You have violated the Foreign Nationals Employment Act (Wav) - what now?

It is not the case that everyone is permitted to work in the Netherlands per se. Foreign nationals often need a work permit (TWV) or a combined residence and work permit (GVVA) in order to be employed here. The Foreign Nationals Employment Act (Wav) regulates, among other things, those employees who require a work permit, under what conditions such a permit will be granted, and what fines can be imposed on employers when this is not correctly arranged.

Chain liability in immigration law

It is not only the direct employer who is obliged to comply with the Wav; occasionally, there may be a chain of employers. All these parties, from (principal) client to (sub)contractor, from a temporary employment agency to someone hiring staff, are responsible for ensuring total compliance with the Wav. If, somewhere in this chain of employers, the conditions of the Wav are violated, a fine can be imposed on every employer, in principle.

According to the Wav, all these parties are obliged to establish the identity of the foreign national and to check whether he or she is allowed to work here. Any such information gathered must then   be kept by each of the employers in the “chain”.

Inspectorate SZW

The Inspectorate SZW supervises compliance with the Foreign Nationals Employment Act and other relevant employment laws. They do this by, among other actions, carrying out investigative visits and/or inspections. If these inspections reveal that the employer has not complied with all applicable rules, the Inspectorate SZW may impose fines or other punitive measures. These fines are imposed per employee and can result in a high financial cost.

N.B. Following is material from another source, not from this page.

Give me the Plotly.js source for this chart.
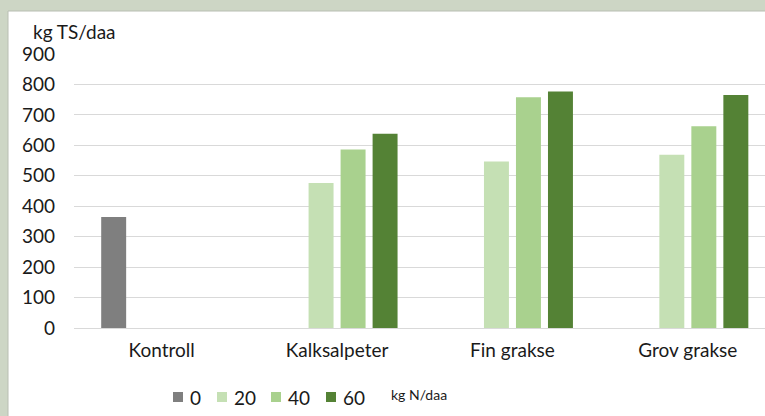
<!DOCTYPE html>
<html>
<head>
<meta charset="utf-8">
<script src="https://cdn.plot.ly/plotly-3.0.1.min.js"></script>
<style>html,body{margin:0;padding:0;background:#cdd6c5;}#chart{width:765px;height:416px;}</style>
</head>
<body>
<div id="chart"></div>
<script>
var categories = ['Kontroll', 'Kalksalpeter', 'Fin grakse', 'Grov grakse'];
var seriesNames = ['0', '20', '40', '60'];
var values0  = [365, null, null, null];
var values20 = [null, 476, 547, 569];
var values40 = [null, 586, 758, 663];
var values60 = [null, 638, 777, 765];
var colors = ['#7f7f7f', '#c5e0b4', '#a9d18e', '#548235'];
var yTicks = [0, 100, 200, 300, 400, 500, 600, 700, 800, 900];
var yTitle = 'kg TS/daa';
var legendUnit = 'kg N/daa';

var allValues = [values0, values20, values40, values60];
var FONT = 'Lato, Carlito, "Open Sans", sans-serif';
var TXT = '#1a1a1a';

// plot geometry (pixels)
var W = 765, H = 416, ML = 74, MT = 54, MB = 88;
var PW = W - ML, PH = H - MT - MB;
function px2x(p) { return (p - ML) / PW; }
function py2y(p) { return (H - MB - p) / PH; }

var traces = allValues.map(function (vals, i) {
  return {
    type: 'bar',
    name: seriesNames[i],
    x: categories,
    y: vals,
    marker: {color: colors[i]},
    hoverinfo: 'skip',
    showlegend: false
  };
});

// manual legend (square swatch + label), positions in pixels
var legendSwatchX = [173, 217, 271, 326];
var shapes = [{
  type: 'rect',
  xref: 'paper', yref: 'paper',
  x0: px2x(8), x1: 1.2,
  y0: -0.6, y1: py2y(11),
  fillcolor: '#ffffff',
  line: {color: '#b8beb2', width: 1},
  layer: 'below'
}];
var annotations = [{
  text: yTitle,
  xref: 'paper', yref: 'paper',
  x: px2x(31), xanchor: 'left',
  y: py2y(31), yanchor: 'middle',
  showarrow: false,
  font: {family: FONT, size: 19, color: TXT}
}, {
  text: legendUnit,
  xref: 'paper', yref: 'paper',
  x: px2x(389), xanchor: 'left',
  y: py2y(394), yanchor: 'middle',
  showarrow: false,
  font: {family: FONT, size: 14, color: TXT}
}];
seriesNames.forEach(function (name, i) {
  var sx = legendSwatchX[i];
  shapes.push({
    type: 'rect', xref: 'paper', yref: 'paper',
    x0: px2x(sx), x1: px2x(sx + 10),
    y0: py2y(402), y1: py2y(392),
    fillcolor: colors[i], line: {width: 0}
  });
  annotations.push({
    text: name, xref: 'paper', yref: 'paper',
    x: px2x(sx + 15), xanchor: 'left',
    y: py2y(397), yanchor: 'middle',
    showarrow: false,
    font: {family: FONT, size: 19, color: TXT}
  });
});

var layout = {
  width: W,
  height: H,
  paper_bgcolor: '#cdd6c5',
  plot_bgcolor: 'rgba(0,0,0,0)',
  margin: {l: ML, r: 0, t: MT, b: MB},
  barmode: 'group',
  bargap: 0.27,
  bargroupgap: 0.22,
  font: {family: FONT, size: 19, color: TXT},
  showlegend: false,
  xaxis: {
    type: 'category',
    range: [-0.5, 3.44],
    showgrid: false,
    zeroline: false,
    showline: false,
    ticks: '',
    ticklabelstandoff: 9,
    tickfont: {family: FONT, size: 19, color: TXT},
    fixedrange: true
  },
  yaxis: {
    range: [0, 900],
    tickvals: yTicks,
    ticktext: yTicks.map(String),
    showgrid: true,
    gridcolor: '#d9d9d9',
    gridwidth: 1,
    zeroline: true,
    zerolinecolor: '#d9d9d9',
    zerolinewidth: 1,
    showline: false,
    ticks: '',
    ticklabelstandoff: 18,
    tickfont: {family: FONT, size: 19, color: TXT},
    fixedrange: true
  },
  shapes: shapes,
  annotations: annotations
};

Plotly.newPlot('chart', traces, layout, {displayModeBar: false, staticPlot: true});
</script>
</body>
</html>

The fine for an employer who allows a foreign national to work in the Netherlands without a TWV or GVVA is, in principle, €8,000 per illegally employed employee. However, there may be circumstances that can lead to an increase or moderation of the fine. Whether this is possible depends on each specific case. In addition to a fine, the Inspectorate SZW can also impose a preventive suspension of work. However, before it proceeds with a preventive halt, a warning must first be issued.

Violations of labour laws

If, as an employer, you employ a foreign national, you must also comply with all applicable labour laws with respect to this employee. The rules you must observe in this respect include the Working Conditions Act (Arbowet), the Minimum Wage and Minimum Holiday Allowance Act (Wml), the Working Hours Act (Atw), the Allocation of Workers Intermediaries Act (Waadi) and the Employment Conditions of Seconded Employees in the European Union Act (WagwEU). However, additional laws may apply, depending on the particular circumstances of employment.

Many of the above laws also provide for the possibility of imposing fines, the imposition of coercive measures or a preventive shutdown order. It is therefore important that you, as an employer, are aware of all applicable legislation when you employ - or have employed - a foreign national.

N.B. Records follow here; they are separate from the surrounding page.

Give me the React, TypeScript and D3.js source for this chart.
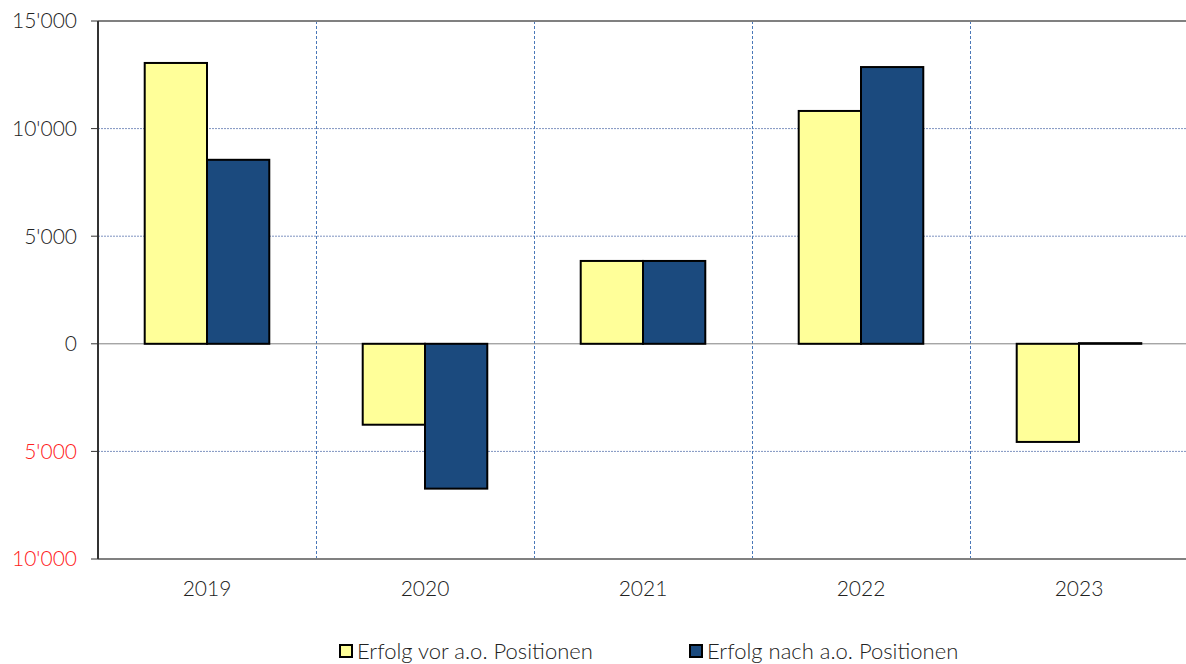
import React, { useEffect, useRef } from "react";
import * as d3 from "d3";

const years = ["2019", "2020", "2021", "2022", "2023"];
const vorValues = [13050, -3760, 3850, 10820, -4560];
const nachValues = [8550, -6730, 3850, 12860, 30];
const yTicks = [15000, 10000, 5000, 0, -5000, -10000];
const seriesNames = ["Erfolg vor a.o. Positionen", "Erfolg nach a.o. Positionen"];
const seriesColors = ["#ffff99", "#1b4a7e"];

export default function App() {
  const svgRef = useRef<SVGSVGElement>(null);

  useEffect(() => {
    if (!svgRef.current) return;
    const width = 1186;
    const height = 664;
    const margin = { top: 21, right: -2, bottom: 105, left: 98 };

    const svg = d3.select(svgRef.current);
    svg.selectAll("*").remove();

    const x = d3.scaleBand<string>()
      .domain(years)
      .range([margin.left, width - margin.right]);

    const inner = d3.scaleBand<number>()
      .domain([0, 1])
      .range([0, x.bandwidth()])
      .paddingOuter(0.75)
      .paddingInner(0);

    const y = d3.scaleLinear()
      .domain([-10000, 15000])
      .range([height - margin.bottom, margin.top]);

    const font = "Lato, 'Open Sans', sans-serif";
    const fmt = (v: number) => {
      const a = Math.abs(v);
      return a >= 1000 ? `${Math.floor(a / 1000)}'${String(a % 1000).padStart(3, "0")}` : `${a}`;
    };

    // dotted grid lines
    svg.append("g")
      .selectAll("line")
      .data([10000, 5000, -5000])
      .join("line")
      .attr("x1", margin.left)
      .attr("x2", width)
      .attr("y1", d => y(d))
      .attr("y2", d => y(d))
      .attr("stroke", "#7f93c0")
      .attr("stroke-width", 1)
      .attr("stroke-dasharray", "2,1");

    // vertical separators between categories
    svg.append("g")
      .selectAll("line")
      .data(years.slice(1))
      .join("line")
      .attr("x1", d => Math.round(x(d)!) + 0.5)
      .attr("x2", d => Math.round(x(d)!) + 0.5)
      .attr("y1", y(15000))
      .attr("y2", y(-10000))
      .attr("stroke", "#4a78b8")
      .attr("stroke-width", 1)
      .attr("stroke-dasharray", "3,2");

    // top border
    svg.append("line")
      .attr("x1", margin.left).attr("x2", width)
      .attr("y1", y(15000)).attr("y2", y(15000))
      .attr("stroke", "#808080").attr("stroke-width", 2);

    // bottom axis line
    svg.append("line")
      .attr("x1", margin.left).attr("x2", width)
      .attr("y1", y(-10000)).attr("y2", y(-10000))
      .attr("stroke", "#808080").attr("stroke-width", 2);

    // zero line
    svg.append("line")
      .attr("x1", margin.left).attr("x2", width)
      .attr("y1", y(0)).attr("y2", y(0))
      .attr("stroke", "#808080").attr("stroke-width", 1);

    // bars
    const series = [vorValues, nachValues];
    series.forEach((vals, si) => {
      svg.append("g")
        .selectAll("rect")
        .data(vals)
        .join("rect")
        .attr("x", (_, i) => x(years[i])! + inner(si)!)
        .attr("width", inner.bandwidth())
        .attr("y", d => y(Math.max(0, d)))
        .attr("height", d => Math.abs(y(d) - y(0)))
        .attr("fill", seriesColors[si])
        .attr("stroke", "#000")
        .attr("stroke-width", 2);
    });

    // y axis
    svg.append("line")
      .attr("x1", margin.left).attr("x2", margin.left)
      .attr("y1", y(15000)).attr("y2", y(-10000))
      .attr("stroke", "#333").attr("stroke-width", 2);

    const yAxisG = svg.append("g");
    yAxisG.selectAll("line")
      .data(yTicks)
      .join("line")
      .attr("x1", margin.left - 7)
      .attr("x2", margin.left)
      .attr("y1", d => y(d))
      .attr("y2", d => y(d))
      .attr("stroke", "#333")
      .attr("stroke-width", 1);
    yAxisG.selectAll("text")
      .data(yTicks)
      .join("text")
      .attr("x", margin.left - 21)
      .attr("y", d => y(d))
      .attr("dy", "0.35em")
      .attr("text-anchor", "end")
      .attr("font-family", font)
      .attr("font-weight", 300)
      .attr("font-size", 21)
      .attr("fill", d => (d < 0 ? "#ff2020" : "#222"))
      .text(d => fmt(d));

    // x labels
    svg.append("g")
      .selectAll("text")
      .data(years)
      .join("text")
      .attr("x", d => x(d)! + x.bandwidth() / 2)
      .attr("y", y(-10000) + 37)
      .attr("text-anchor", "middle")
      .attr("font-family", font)
      .attr("font-weight", 300)
      .attr("font-size", 21)
      .attr("fill", "#222")
      .text(d => d);

    // legend
    const legendX = [340, 690];
    const legend = svg.append("g");
    seriesNames.forEach((name, i) => {
      legend.append("rect")
        .attr("x", legendX[i])
        .attr("y", 645)
        .attr("width", 12)
        .attr("height", 12)
        .attr("fill", seriesColors[i])
        .attr("stroke", "#000")
        .attr("stroke-width", 2);
      legend.append("text")
        .attr("x", legendX[i] + 17)
        .attr("y", 659)
        .attr("font-family", font)
        .attr("font-weight", 300)
        .attr("font-size", 22)
        .attr("fill", "#222")
        .text(name);
    });
  }, []);

  return (
    <svg
      ref={svgRef}
      width={1186}
      height={664}
      style={{ position: "absolute", left: 0, top: 0, background: "#fff" }}
    />
  );
}
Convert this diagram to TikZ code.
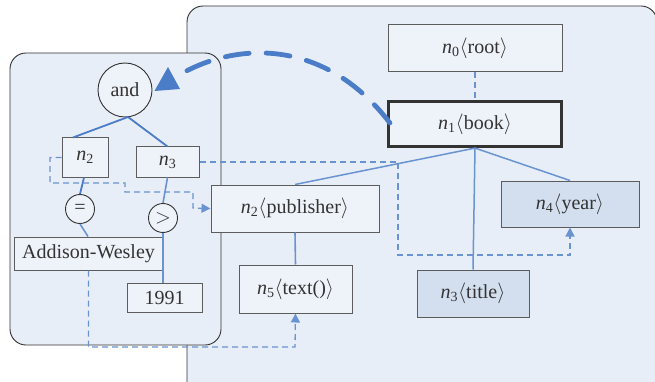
\documentclass[tikz,border=0pt]{standalone}
\usepackage{fontspec}
\setmainfont{Liberation Serif}
\usetikzlibrary{arrows.meta}
\definecolor{panelfill}{HTML}{E8EEF7}
\definecolor{boxfill}{HTML}{EEF2F9}
\definecolor{hlfill}{HTML}{D3DFEF}
\definecolor{edgeblue}{HTML}{4A7CC8}
\definecolor{lightblue}{HTML}{6A93D1}
\definecolor{ink}{HTML}{333333}
\newcommand{\tagnode}[2]{\textit{n}\textsubscript{#1}$\langle$#2$\rangle$}
\tikzset{
  panel/.style={draw=ink, line width=0.9pt, fill=panelfill, rounded corners=16pt},
  tbox/.style={draw=ink!80, line width=1pt, fill=boxfill, inner sep=0pt, text=ink},
  hbox/.style={tbox, fill=hlfill},
  opcirc/.style={draw=ink, line width=0.9pt, circle, fill=boxfill, inner sep=0pt, text=ink},
  tree/.style={edgeblue, line width=1.8pt},
  treelight/.style={lightblue, line width=1.6pt},
  link/.style={lightblue, line width=1.3pt, dash pattern=on 6pt off 4pt},
  linkarrow/.style={link, -{Triangle[length=9pt,width=9pt]}},
}
\begin{document}
\begin{tikzpicture}[x=1pt,y=-1pt,font=\fontsize{20}{23}\selectfont]
\useasboundingbox (0,0) rectangle (655,382);
\begin{scope}
\clip (0,0) rectangle (655,382);
% document tree panel
\draw[panel] (187,6) rectangle (657,400);
\end{scope}
% query panel
\draw[panel] (10,53) rectangle (221,345);

% document tree
\node[tbox, minimum width=174pt, minimum height=47pt] (r0) at (475,48.5) {\tagnode{0}{root}};
\node[tbox, draw=ink, line width=3.2pt, minimum width=173pt, minimum height=45pt] (r1) at (475,124) {\tagnode{1}{book}};
\node[tbox, minimum width=168pt, minimum height=47pt] (r2) at (295,208.5) {\tagnode{2}{publisher}};
\node[tbox, minimum width=113pt, minimum height=48pt] (r5) at (295.5,289) {\tagnode{5}{text()}};
\node[hbox, minimum width=112pt, minimum height=47pt] (r3) at (473,293.5) {\tagnode{3}{title}};
\node[hbox, minimum width=138pt, minimum height=46pt] (r4) at (570,204) {\tagnode{4}{year}};

\draw[link] (r0.south) -- (r1.north);
\draw[treelight, line width=1.5pt] (r1.south) -- (r2.north);
\draw[treelight, line width=1.5pt] (r1.south) -- (r3.north);
\draw[treelight, line width=1.5pt] (r1.south) -- (r4.north);
\draw[treelight] (r2.south) -- (r5.north);

% query tree
\node[opcirc, minimum size=54pt] (and) at (125,90) {and};
\node[tbox, minimum width=46pt, minimum height=39pt] (q2) at (85,157.5) {\textit{n}\textsubscript{2}};
\node[tbox, minimum width=63pt, minimum height=30pt] (q3) at (167.5,162) {\textit{n}\textsubscript{3}};
\node[opcirc, minimum size=29pt] (eq) at (80,209) {=};
\node[opcirc, minimum size=29pt] (gt) at (163,218) {$>$};
\node[tbox, minimum width=149pt, minimum height=33pt] (aw) at (88.5,253.5) {Addison-Wesley};
\node[tbox, minimum width=75pt, minimum height=29pt] (yr) at (164.5,297.5) {1991};

\coordinate (fork) at (128,117);
\draw[tree] (fork) -- ([xshift=-12pt]q2.north);
\draw[tree] (fork) -- (q3.north);
\draw[tree] ([xshift=-1pt]q2.south) -- (eq.north);
\draw[treelight] (eq.south) -- ([xshift=-0.5pt]aw.north);
\draw[treelight] (q3.south) -- (gt.north);
\draw[treelight] (gt.south) -- ([xshift=-1.5pt]yr.north);

% node correspondences
\draw[linkarrow] (q2.west) -| (50,183) -| (125,192) -| (193,208) -- (r2.west);
\draw[linkarrow] (q3.east) -| (398,255) -| (r4.south);
\draw[linkarrow] (aw.south) |- (295,347) -- (r5.south);

% mapping of the query onto the document
\coordinate (mapend) at (174,78);
\draw[edgeblue, line width=4.8pt, line cap=round, dash pattern=on 24pt off 17pt]
  ([xshift=3pt,yshift=1pt]r1.west) .. controls (325,38) and (235,40) .. (mapend);
\fill[edgeblue] ([xshift=2pt,yshift=-1pt]and.east) -- (168,67) -- (180,89) -- cycle;
\end{tikzpicture}
\end{document}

What can Mynta Law do for you?

Practice shows that contesting the imposition of such fines makes sense. For example, the Inspectorate SZW may not have taken certain special circumstances into account in a specific case when coming to a decision. In addition, it may be that you have been wrongfully designated as an employer or are not as culpable for a certain violation as SZW believes.

As soon as you receive a "notice of fine" (kennisgeving inzake boete), you will have the opportunity to submit your opinions within two weeks. A specialized lawyer can submit this for you. Through these opinions, a lawyer can, for instance, substantiate why the fine is being imposed wrongly or should be mitigated, or why you are unable to pay this fine.

Following an appeal, you will receive a "decision of penalty" ("beschikking inzake boete"). This decision will state whether you are to be fined and, if so, how high this fine will be. If you disagree with the decision of fine, you can object to it within 6 weeks after the date of the decision. Specialized legal assistance is advised here.